▶ **GIVEN INSTRUCTION**: Tally the lines of the listing that contain the string "this". Give the number and nothing else.

[Source code of charts]
-=-=-

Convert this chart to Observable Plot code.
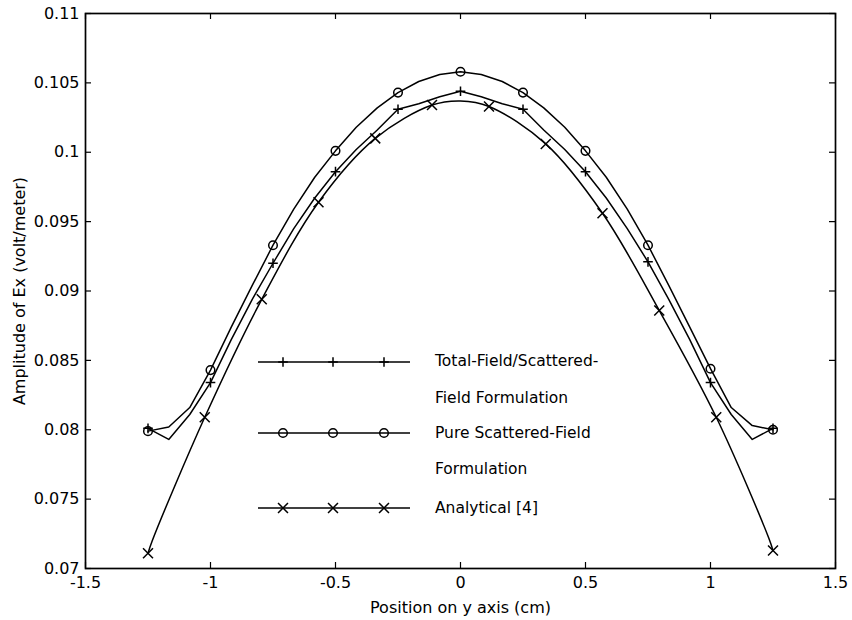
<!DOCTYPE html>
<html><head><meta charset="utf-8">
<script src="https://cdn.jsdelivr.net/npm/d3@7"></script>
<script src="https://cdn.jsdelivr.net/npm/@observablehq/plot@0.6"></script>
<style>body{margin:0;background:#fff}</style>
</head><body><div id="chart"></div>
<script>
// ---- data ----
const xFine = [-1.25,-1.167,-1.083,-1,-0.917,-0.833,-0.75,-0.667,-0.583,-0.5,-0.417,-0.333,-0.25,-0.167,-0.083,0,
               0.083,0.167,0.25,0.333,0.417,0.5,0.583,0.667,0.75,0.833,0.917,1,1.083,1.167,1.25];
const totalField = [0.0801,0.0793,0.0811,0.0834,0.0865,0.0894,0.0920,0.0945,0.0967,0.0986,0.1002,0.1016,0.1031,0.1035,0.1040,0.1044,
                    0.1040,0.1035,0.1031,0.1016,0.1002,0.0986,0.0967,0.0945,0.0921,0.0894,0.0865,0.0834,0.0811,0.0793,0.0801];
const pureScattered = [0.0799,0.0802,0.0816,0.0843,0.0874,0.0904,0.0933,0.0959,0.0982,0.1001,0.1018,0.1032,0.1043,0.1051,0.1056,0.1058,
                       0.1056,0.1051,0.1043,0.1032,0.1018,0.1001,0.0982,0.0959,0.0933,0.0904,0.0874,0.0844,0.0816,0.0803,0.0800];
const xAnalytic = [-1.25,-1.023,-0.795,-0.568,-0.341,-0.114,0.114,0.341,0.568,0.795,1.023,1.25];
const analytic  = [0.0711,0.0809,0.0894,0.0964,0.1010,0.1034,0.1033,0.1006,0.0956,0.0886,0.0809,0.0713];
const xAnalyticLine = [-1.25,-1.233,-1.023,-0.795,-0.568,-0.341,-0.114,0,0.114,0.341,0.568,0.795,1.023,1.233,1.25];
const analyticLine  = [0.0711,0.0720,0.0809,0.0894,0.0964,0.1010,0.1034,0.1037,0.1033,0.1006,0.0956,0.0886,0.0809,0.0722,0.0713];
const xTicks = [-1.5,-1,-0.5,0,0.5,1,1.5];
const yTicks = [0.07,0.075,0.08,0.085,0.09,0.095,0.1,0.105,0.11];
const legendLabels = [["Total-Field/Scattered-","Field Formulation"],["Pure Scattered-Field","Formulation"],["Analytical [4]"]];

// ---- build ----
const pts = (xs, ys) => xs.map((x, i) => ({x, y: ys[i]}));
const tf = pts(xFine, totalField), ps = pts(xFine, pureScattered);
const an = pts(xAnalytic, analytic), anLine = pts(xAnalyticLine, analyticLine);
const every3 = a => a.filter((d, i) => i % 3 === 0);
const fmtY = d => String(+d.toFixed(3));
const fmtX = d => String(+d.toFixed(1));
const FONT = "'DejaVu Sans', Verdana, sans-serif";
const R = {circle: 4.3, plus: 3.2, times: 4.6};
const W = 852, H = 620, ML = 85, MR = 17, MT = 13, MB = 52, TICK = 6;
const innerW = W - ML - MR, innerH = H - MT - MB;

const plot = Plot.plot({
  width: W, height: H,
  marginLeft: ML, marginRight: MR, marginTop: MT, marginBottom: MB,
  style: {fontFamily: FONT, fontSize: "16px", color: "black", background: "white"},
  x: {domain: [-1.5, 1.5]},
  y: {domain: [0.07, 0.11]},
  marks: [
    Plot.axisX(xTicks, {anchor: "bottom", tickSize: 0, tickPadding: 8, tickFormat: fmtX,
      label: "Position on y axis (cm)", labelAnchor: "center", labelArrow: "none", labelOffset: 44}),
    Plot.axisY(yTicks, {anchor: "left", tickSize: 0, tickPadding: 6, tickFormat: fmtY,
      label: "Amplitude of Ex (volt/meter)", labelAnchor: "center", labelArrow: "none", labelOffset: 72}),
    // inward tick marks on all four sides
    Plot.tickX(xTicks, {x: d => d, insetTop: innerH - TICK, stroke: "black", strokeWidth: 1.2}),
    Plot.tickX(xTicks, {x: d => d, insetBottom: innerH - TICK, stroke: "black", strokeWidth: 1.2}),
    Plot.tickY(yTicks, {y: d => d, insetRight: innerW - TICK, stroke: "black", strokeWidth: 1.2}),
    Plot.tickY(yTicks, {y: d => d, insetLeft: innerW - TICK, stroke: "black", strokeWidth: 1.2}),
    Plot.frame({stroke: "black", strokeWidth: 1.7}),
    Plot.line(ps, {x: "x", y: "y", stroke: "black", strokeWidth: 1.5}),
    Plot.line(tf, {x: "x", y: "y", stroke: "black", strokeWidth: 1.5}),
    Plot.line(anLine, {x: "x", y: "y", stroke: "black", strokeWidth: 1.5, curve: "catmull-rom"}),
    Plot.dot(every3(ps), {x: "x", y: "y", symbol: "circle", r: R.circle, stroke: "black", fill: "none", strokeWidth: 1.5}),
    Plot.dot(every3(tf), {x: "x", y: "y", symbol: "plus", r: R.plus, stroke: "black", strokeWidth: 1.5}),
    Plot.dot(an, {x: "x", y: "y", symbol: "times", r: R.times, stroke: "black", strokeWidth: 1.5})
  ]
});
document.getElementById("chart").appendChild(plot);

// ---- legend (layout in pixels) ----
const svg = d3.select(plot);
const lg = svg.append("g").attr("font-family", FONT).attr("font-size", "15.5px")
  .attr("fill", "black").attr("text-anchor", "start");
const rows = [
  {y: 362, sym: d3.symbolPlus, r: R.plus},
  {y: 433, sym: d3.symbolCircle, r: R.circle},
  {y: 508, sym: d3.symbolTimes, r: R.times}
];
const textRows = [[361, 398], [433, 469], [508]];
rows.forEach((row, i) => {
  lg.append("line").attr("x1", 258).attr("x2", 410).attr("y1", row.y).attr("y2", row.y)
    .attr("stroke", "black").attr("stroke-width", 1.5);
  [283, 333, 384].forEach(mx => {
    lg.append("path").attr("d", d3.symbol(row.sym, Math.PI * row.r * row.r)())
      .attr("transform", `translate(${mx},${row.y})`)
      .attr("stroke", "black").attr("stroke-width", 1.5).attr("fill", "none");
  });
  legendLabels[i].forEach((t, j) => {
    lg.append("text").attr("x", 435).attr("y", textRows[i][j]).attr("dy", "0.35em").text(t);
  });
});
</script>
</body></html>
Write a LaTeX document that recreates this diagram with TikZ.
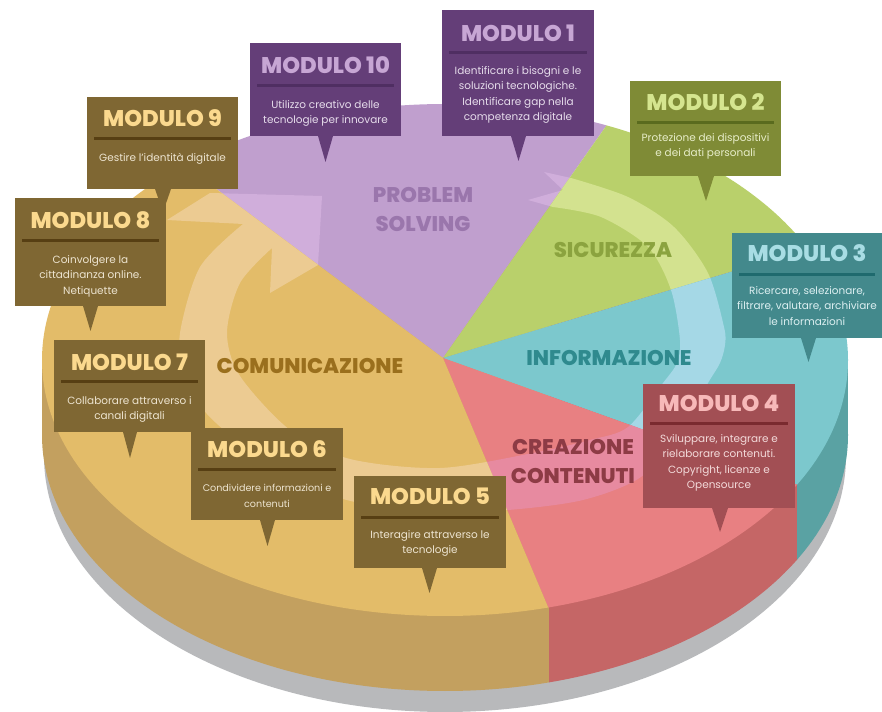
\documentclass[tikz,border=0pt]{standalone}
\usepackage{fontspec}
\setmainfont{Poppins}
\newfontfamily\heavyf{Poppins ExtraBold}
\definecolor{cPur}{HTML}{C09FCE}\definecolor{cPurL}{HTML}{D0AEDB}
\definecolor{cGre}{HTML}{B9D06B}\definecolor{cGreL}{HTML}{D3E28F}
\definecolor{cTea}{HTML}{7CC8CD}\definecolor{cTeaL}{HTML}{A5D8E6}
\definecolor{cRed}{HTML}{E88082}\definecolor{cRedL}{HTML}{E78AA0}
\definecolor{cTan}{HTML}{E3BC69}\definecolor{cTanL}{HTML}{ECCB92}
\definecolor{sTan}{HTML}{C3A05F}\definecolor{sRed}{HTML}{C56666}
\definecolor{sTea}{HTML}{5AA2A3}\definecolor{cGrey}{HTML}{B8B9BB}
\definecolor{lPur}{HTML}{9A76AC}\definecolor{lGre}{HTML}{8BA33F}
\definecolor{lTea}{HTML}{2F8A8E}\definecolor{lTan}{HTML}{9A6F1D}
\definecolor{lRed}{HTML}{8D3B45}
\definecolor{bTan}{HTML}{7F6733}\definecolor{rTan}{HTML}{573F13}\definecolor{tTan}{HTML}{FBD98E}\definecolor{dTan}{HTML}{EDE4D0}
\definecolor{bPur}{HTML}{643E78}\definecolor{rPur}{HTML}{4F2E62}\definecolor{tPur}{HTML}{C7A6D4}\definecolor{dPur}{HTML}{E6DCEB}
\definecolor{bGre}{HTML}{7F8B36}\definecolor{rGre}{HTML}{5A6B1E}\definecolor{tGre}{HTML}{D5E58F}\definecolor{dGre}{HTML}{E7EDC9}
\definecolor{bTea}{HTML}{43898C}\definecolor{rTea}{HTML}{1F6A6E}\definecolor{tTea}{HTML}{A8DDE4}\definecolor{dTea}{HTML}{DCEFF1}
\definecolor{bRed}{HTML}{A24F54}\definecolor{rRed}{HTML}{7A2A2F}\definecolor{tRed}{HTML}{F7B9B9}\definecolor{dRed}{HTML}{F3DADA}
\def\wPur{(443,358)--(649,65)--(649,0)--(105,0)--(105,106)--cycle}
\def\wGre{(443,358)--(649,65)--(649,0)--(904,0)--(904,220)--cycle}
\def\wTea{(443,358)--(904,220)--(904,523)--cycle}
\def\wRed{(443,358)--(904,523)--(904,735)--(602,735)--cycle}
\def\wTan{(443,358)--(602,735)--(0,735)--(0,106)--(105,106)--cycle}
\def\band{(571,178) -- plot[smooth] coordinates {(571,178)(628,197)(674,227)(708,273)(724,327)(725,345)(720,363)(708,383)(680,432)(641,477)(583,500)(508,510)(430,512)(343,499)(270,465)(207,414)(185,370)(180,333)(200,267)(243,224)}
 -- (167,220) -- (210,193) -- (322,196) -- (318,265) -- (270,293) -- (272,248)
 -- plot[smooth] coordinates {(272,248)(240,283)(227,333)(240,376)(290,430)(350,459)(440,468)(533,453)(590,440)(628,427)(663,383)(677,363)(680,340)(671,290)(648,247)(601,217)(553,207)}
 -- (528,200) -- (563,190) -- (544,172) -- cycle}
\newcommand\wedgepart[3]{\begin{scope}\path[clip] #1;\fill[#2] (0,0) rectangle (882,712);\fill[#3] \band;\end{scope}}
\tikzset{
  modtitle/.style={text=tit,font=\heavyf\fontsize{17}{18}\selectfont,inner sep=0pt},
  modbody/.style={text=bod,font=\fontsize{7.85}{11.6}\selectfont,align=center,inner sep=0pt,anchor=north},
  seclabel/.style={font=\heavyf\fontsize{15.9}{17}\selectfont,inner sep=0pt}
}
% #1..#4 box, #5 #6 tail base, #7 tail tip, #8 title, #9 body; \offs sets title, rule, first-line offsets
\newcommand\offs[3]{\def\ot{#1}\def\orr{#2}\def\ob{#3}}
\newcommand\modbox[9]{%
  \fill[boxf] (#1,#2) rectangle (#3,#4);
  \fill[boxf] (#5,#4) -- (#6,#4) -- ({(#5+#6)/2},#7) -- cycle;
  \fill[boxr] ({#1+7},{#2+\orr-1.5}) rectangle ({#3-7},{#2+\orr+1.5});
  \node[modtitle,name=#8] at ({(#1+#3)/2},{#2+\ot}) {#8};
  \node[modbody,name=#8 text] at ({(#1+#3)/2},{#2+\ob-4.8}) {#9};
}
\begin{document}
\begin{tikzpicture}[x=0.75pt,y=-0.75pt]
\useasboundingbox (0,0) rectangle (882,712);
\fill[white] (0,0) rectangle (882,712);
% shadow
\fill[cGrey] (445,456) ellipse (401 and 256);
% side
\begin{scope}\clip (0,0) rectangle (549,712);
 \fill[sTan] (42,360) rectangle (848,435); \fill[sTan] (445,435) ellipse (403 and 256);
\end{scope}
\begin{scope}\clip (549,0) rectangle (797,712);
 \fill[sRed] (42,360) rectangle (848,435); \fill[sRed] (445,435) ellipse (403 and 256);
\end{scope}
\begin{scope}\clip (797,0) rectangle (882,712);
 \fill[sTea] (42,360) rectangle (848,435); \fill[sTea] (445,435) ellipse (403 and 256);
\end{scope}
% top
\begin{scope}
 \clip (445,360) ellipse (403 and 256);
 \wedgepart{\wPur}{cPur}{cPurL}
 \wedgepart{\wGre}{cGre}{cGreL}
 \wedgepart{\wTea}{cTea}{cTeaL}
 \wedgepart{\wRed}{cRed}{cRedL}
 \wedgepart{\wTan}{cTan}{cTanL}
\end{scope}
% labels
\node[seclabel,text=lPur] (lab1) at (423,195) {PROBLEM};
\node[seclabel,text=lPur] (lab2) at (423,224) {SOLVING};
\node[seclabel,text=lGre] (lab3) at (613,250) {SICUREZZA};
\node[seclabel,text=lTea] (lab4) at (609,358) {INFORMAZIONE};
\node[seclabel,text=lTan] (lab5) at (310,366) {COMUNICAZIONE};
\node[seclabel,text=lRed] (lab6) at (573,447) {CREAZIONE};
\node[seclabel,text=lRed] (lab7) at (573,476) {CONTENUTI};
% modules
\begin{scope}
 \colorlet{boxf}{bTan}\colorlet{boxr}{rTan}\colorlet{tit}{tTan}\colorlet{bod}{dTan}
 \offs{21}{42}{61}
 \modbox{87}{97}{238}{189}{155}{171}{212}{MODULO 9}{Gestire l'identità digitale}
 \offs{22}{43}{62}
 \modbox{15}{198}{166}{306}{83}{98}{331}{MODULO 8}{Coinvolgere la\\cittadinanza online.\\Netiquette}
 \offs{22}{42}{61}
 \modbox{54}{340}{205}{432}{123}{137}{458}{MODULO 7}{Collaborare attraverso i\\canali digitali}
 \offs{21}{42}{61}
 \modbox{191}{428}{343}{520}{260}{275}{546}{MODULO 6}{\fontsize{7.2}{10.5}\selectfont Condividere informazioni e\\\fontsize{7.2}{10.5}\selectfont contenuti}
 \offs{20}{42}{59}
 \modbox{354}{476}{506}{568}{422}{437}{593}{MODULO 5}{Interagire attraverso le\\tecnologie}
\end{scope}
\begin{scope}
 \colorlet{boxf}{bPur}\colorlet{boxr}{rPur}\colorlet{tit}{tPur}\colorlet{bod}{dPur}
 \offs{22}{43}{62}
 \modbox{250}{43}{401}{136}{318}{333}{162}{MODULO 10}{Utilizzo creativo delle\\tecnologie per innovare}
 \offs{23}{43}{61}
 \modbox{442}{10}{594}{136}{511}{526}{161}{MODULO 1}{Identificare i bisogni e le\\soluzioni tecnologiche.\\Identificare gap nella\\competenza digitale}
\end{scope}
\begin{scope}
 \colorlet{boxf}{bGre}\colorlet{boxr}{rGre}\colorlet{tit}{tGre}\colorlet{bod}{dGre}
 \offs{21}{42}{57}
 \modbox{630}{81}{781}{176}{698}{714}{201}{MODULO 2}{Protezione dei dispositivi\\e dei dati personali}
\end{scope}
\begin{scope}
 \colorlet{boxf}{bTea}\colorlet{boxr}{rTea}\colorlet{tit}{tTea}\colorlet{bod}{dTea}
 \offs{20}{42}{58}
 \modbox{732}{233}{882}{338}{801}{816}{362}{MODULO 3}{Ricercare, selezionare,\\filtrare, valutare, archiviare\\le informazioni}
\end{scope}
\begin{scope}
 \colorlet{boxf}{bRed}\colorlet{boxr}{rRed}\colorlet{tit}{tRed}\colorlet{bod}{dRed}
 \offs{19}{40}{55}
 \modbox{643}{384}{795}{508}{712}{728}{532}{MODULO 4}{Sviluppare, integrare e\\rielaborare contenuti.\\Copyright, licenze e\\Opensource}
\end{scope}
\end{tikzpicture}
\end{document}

-=-=-

▶ **ANSWER FOR THE TASK**: 2